In the back row a cub raised his paw.  

‘Yes, son,’ Winston called on him.

‘We don’t live on an island.  We live in Manitoba.’

‘I know that, it was just a figure of speech.’

Winston noticed the cub raised his paw again.

“Now what?’

‘I have another question.’

‘What is it?’  Winston puffed on his cigar.  

‘Who are we fighting?’

‘I was about to get to that, son.’  Winston puffed again on his cigar.  ‘Ice is melting because it’s getting too warm around here and people are doing it with their cars and smoke stacks.  And cutting down trees.’

‘How does that happen?’

“I wrote this book about it.  There’s one for everybody.  Come up here and help me pass them out.’

‘But what can we do?’

‘We can’t do anything, ‘Winston said.  ‘We are bears.  We don’t drie cars or burn coal.  We like it cold.’

‘Yes, ice is nice,’ everyone agreed.  

‘It’s the people who have to change,’ shouted Winston.  ‘Not bears!  And we must convince them to do it!’
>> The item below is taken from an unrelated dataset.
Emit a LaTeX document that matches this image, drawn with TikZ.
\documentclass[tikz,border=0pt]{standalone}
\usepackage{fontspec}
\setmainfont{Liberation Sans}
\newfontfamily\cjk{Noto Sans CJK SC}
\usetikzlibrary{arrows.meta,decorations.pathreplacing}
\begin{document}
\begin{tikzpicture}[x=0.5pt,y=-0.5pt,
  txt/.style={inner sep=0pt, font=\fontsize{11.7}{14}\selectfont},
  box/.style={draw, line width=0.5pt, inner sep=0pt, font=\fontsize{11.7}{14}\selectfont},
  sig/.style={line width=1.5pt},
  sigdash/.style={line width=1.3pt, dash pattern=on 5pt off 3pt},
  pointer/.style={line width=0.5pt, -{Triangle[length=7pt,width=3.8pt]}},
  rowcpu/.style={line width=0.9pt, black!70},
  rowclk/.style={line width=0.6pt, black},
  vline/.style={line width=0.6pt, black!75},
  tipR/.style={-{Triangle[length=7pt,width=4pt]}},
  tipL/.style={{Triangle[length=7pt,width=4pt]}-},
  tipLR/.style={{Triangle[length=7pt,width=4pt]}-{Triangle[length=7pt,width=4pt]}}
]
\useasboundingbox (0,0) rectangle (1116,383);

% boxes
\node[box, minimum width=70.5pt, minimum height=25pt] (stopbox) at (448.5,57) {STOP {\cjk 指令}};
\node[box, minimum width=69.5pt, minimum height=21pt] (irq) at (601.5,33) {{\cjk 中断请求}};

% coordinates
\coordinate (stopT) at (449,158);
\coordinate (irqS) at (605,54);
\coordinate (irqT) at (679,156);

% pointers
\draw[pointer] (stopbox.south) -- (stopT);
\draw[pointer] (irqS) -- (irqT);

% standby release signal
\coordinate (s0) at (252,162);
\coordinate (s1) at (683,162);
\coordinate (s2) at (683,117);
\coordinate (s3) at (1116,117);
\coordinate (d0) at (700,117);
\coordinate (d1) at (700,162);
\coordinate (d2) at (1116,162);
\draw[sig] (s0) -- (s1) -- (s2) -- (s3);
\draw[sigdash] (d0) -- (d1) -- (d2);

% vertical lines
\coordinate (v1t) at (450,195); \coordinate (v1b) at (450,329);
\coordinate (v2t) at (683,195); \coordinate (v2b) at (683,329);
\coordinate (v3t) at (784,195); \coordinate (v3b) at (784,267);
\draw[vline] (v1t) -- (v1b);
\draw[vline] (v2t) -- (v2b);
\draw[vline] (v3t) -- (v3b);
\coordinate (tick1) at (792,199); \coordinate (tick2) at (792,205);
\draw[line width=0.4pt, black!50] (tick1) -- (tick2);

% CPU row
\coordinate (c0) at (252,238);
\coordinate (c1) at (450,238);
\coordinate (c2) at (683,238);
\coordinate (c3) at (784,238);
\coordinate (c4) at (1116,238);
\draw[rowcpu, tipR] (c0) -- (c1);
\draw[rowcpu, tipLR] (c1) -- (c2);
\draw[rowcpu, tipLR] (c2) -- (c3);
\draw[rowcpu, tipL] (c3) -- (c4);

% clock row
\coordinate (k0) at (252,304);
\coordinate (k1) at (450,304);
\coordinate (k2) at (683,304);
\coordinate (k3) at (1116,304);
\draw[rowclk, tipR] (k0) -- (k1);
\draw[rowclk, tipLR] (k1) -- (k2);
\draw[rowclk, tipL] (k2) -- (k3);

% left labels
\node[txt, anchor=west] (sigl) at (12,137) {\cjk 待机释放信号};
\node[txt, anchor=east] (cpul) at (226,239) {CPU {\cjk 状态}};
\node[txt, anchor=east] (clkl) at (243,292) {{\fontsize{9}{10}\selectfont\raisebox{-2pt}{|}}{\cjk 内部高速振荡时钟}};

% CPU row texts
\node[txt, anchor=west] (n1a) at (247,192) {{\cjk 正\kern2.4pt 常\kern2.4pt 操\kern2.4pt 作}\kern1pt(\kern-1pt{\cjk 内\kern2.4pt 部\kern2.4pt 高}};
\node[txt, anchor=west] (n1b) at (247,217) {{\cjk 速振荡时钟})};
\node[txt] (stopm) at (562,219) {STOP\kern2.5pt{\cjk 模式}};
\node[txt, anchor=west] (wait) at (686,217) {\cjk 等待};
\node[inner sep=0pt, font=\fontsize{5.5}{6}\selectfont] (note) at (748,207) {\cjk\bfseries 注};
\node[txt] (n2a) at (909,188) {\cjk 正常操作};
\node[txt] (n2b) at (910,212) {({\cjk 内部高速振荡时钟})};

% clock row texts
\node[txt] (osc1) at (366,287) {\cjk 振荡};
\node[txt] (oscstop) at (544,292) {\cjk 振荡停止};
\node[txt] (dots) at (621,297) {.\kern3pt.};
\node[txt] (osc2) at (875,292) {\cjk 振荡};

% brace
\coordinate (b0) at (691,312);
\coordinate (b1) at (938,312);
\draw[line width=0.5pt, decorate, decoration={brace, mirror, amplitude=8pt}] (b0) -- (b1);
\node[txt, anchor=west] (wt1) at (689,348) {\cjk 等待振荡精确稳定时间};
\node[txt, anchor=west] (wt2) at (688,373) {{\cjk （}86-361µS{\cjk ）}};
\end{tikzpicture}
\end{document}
‘Now listen carefully, here’s my plan: tomorrow when the tourists board the tundra buggies and those buggies begin to roll, they’ll roll right into our polar bear protest!  Are you with e?  Are you ready to march?’

‘Yes!’ shouted the bears.

‘Are you ready to fight for ice?’

“Yes!’ shouted the bears.  

The next morning it was cold and clear, and in the town of Churchill the tourists began to wake up.  They ate breakfast in the restaurants of the town.  Then it was time to go.  Time to see the bears.  The tourists were very excited as they boarded the tundra buggies.  

There were people from Billings, Montana; Tacoma, Washington; Portland, Oregon; and Brunswick, Maine.   There were people from Evanston, Illinois; Hudson, Ohio, Boise, Idaho; and Halifax, Nova Scotia.  There was even a family from Tokyo, Japan; three couples from Auckland, New Zealand; a man from San Diego, California; and two Welsh ladies who lived in a place called Brynhyfryd Llanddarog that no one could pronounce.
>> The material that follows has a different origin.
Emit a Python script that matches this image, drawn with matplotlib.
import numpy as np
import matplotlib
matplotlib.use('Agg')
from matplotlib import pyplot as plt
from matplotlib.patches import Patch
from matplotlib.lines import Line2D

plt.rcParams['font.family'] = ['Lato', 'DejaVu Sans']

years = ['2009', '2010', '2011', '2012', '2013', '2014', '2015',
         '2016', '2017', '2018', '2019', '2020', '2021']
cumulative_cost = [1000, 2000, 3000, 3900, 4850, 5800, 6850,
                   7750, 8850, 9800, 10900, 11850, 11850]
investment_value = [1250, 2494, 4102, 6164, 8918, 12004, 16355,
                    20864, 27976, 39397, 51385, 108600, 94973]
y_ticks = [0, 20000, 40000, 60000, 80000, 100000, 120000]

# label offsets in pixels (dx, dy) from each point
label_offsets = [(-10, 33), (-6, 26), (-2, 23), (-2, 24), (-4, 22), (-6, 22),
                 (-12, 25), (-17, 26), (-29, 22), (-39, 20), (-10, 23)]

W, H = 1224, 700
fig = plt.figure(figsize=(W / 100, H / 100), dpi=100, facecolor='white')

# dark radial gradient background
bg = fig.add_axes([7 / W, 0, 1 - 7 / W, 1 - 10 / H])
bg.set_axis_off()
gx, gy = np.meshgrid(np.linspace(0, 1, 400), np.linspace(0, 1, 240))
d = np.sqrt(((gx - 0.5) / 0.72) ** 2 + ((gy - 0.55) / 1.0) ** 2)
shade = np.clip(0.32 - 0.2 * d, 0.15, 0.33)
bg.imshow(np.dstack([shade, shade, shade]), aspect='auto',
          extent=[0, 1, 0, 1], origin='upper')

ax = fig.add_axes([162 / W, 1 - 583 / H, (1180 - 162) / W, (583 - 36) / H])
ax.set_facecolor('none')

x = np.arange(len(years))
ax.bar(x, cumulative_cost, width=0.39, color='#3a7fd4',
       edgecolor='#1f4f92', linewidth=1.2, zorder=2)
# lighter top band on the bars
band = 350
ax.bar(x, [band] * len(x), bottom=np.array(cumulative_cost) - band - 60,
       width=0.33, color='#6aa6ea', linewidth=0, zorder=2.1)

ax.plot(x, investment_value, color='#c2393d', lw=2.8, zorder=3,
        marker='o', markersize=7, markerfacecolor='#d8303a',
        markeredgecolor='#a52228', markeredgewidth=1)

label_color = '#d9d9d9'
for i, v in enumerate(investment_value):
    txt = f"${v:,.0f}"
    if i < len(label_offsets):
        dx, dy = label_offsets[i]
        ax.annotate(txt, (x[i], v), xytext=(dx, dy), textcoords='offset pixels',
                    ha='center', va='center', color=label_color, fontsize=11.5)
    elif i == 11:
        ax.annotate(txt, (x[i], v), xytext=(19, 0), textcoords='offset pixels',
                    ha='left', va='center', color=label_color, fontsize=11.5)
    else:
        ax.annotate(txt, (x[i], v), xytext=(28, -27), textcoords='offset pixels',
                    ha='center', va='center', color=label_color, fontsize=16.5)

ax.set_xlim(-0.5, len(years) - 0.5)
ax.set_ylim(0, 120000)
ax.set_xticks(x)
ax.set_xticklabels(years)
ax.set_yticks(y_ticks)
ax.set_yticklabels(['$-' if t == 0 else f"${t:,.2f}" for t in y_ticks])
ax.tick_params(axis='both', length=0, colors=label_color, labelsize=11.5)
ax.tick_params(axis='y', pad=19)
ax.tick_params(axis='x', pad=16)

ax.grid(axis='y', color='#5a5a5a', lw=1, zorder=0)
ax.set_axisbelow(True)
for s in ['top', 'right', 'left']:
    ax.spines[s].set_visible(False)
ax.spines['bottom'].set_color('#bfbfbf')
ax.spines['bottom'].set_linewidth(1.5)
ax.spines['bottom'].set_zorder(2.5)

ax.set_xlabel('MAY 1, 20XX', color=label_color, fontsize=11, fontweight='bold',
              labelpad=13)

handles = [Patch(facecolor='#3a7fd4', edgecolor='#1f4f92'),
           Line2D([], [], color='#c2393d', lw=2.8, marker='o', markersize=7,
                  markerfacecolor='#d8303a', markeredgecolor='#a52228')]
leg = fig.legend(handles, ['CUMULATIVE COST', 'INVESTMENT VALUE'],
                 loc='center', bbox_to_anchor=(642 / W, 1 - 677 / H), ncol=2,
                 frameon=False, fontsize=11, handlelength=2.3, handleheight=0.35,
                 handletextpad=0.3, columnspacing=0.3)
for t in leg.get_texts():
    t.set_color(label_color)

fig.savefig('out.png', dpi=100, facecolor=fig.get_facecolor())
They drove and drove but there was not a bear in sight.  The tourists kept staring out the windows at the tundra, looking for the bears, but the only thing they saw was tundra.  The tourists were very disappointed.  They began to grumble and complain.  One man from Boise wanted his money back.  So did a lady from Billings.  
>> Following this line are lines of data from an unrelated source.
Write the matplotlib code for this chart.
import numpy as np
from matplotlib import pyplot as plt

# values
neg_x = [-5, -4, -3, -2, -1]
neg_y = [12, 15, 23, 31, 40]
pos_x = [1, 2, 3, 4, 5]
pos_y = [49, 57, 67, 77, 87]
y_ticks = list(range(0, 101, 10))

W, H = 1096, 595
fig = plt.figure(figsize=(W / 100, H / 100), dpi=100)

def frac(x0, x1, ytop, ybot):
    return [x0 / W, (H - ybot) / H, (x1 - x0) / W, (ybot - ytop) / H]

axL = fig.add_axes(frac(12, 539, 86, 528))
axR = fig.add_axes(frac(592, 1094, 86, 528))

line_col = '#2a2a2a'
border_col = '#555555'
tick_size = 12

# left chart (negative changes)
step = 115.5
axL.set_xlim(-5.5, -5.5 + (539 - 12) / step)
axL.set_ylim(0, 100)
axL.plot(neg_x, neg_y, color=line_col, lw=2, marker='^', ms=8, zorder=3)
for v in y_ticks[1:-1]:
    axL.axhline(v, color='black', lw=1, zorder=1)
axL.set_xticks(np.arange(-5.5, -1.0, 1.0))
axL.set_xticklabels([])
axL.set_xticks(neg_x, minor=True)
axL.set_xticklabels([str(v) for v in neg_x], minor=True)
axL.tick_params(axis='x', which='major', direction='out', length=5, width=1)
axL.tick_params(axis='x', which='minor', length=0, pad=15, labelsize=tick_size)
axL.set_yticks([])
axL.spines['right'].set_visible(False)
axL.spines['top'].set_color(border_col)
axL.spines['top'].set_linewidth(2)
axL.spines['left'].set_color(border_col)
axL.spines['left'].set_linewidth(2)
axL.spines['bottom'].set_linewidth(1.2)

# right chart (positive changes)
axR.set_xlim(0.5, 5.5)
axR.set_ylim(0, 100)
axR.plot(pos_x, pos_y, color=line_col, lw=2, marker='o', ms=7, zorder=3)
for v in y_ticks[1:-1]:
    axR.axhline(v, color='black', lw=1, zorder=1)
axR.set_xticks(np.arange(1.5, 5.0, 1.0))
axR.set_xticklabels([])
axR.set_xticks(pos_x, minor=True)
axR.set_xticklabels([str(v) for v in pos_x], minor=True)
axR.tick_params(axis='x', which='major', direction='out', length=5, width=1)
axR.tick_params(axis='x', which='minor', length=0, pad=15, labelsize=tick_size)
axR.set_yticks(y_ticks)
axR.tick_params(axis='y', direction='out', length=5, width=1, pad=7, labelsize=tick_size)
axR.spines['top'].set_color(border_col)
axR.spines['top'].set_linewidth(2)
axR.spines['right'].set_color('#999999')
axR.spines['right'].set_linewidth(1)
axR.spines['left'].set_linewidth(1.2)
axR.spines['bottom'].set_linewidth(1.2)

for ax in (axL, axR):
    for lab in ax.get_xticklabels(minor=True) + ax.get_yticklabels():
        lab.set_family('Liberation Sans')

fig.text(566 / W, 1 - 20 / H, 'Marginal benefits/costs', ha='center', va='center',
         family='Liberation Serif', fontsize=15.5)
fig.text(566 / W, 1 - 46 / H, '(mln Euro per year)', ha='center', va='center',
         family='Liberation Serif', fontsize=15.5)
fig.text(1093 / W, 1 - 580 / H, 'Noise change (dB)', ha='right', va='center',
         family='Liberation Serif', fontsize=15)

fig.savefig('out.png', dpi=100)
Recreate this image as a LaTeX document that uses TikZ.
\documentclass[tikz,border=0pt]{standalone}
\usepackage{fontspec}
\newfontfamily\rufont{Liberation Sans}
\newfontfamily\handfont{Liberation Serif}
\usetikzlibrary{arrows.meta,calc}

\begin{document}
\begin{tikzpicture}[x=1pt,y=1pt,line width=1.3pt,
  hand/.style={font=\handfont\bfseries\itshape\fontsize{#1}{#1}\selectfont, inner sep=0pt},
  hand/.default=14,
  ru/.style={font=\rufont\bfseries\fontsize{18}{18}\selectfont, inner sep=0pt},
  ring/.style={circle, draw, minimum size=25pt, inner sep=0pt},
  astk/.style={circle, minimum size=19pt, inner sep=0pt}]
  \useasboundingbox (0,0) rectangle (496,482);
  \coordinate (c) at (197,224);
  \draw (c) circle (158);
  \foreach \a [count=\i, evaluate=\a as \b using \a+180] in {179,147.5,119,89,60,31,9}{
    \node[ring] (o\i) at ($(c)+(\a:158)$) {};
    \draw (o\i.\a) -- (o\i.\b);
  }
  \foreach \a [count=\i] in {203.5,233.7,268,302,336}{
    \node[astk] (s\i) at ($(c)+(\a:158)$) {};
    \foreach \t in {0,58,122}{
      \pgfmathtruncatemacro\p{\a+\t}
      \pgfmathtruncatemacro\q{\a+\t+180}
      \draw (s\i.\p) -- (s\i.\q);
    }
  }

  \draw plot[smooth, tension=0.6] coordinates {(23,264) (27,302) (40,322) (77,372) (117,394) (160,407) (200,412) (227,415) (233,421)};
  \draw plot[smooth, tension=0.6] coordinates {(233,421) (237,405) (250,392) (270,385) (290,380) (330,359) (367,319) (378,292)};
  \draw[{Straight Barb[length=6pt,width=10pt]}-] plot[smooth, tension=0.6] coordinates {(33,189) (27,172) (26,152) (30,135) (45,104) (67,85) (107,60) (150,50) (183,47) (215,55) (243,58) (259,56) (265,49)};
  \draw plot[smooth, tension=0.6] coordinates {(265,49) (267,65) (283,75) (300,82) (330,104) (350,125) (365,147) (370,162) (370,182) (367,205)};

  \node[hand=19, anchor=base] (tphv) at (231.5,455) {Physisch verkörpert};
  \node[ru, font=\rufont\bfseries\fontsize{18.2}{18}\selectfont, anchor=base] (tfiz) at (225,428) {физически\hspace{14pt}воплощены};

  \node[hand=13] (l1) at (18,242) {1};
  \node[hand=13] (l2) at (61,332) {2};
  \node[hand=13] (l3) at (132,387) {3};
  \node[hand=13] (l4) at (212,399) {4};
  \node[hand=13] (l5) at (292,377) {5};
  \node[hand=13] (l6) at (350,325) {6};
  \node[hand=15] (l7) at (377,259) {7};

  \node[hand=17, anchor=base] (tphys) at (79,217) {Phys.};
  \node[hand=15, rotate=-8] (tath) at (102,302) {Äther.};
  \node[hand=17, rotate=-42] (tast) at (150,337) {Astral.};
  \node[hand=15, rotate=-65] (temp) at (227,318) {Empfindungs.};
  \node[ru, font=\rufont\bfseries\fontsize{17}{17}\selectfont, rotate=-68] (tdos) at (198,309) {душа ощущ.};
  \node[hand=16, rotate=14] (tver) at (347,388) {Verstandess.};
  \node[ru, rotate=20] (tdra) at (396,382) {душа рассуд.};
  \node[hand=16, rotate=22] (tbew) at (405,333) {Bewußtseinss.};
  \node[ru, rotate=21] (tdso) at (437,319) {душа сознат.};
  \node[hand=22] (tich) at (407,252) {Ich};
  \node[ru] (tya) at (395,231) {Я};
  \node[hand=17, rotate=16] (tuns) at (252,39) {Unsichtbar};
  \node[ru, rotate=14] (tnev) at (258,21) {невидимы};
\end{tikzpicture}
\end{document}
Their complaints got louder and louder, when suddenly, far out on the tundra there was an amazing sight.  Every bear in Churchill was marching across the tundra.  They were following a fierce, brave bear.  

The tourists were so excited to see the bears.  They took picture after picture, and when they got home they showed their pictures to their friends and families.  In every picture was a fierce, brave bear holding a sign that said, “We must all do our part, no matter how small.’

Sing: “Forever Strong”, with apologies to Bob Dylan 


May God bless and keep you always

May your wishes all come true

May you always do for others,

And let others do for you.

May you climb the ladder to the stars,

And stand on every rung.

May you be….Forever strong.


Forever strong, Forever strong.

May you be, Forever strong.

May you grow up to be righteous,

May you grow up to be true.

May you always know the truth 

And see the light surrounding you.

May you always be courageous,

Stand upright and be strong.

May you be…forever strong.


May your hands always be busy,

May your feet always be swift.

May you have a strong foundation

When the winds of changes shift.

May your heart always be joyful.

May your song always be sung.

May you be,  forever strong.


Next Words: John Lewis led a life in which he watched for opportunities to become involved in “good trouble”.  Our two stories reveal what he meant.  “Good trouble” is trouble that moves us all towards being our better selves.  Trouble may find us as we take action for what is good and right, but we can rest assured that the silver lining to such troubles is that the world can be improved by each and every right choice.  John Lewis was involved in some dangerous “good trouble”.  He was more courageous than most of us will ever be in putting even his life on the line for the right.  Each of us, though, can find a bit of courage in these times.  The days ahead will ask each one of us to do just that.   Where would you choose to practice growing your courage?  You could do it in a cabin discussion where you have a chance to speak your mind.  You could do it quietly by volunteering in places that need help.  You could join in at protests for causes you care about.  There are places.  And there will always BE places.  Remember that courage is easier to find when others share ideas and convictions with you.  At camp you’ll find chances to discover just who the others in our community are that share your hopes and dreams and your commitment to make them happen!  It is so exciting when the pieces come together and progress emerges!  May each of us have that experience many times over in the coming year.  And may we each, no matter what age we are, find the chance to practice courage as the important days ahead bring ample opportunities!  And of course, be very sure that you avoid “bad trouble”!

Final Words: “When I am among the Trees”,  by Mary Oliver  Note: How could a Vespers be complete without Mary Oliver.  Here are her words in a poem that suggests one way to find the strength to have courage!  

When I am among the trees,

especially the willows and the honey locust,

equally the beech, the oaks and the pines.

They give off such hints of gladness.

I would almost say that they save me, and 


I am so distant from the hope of myself, 

In which I have goodness, and discernment,

and never hurry through the world

but walk slowly, and bow often.

Around me the trees stir in their leaves

and call out, ‘Stay awhile.’

The light flows from their branches

and they call again, ‘It’s simple, ‘ they say,

‘and you too have come

into the world to do this, to go easy, to be


with light, and to shine.’”


Jubilate, jubilate, jubilate, amen. Jubilate, jubilate, jubilate, amen.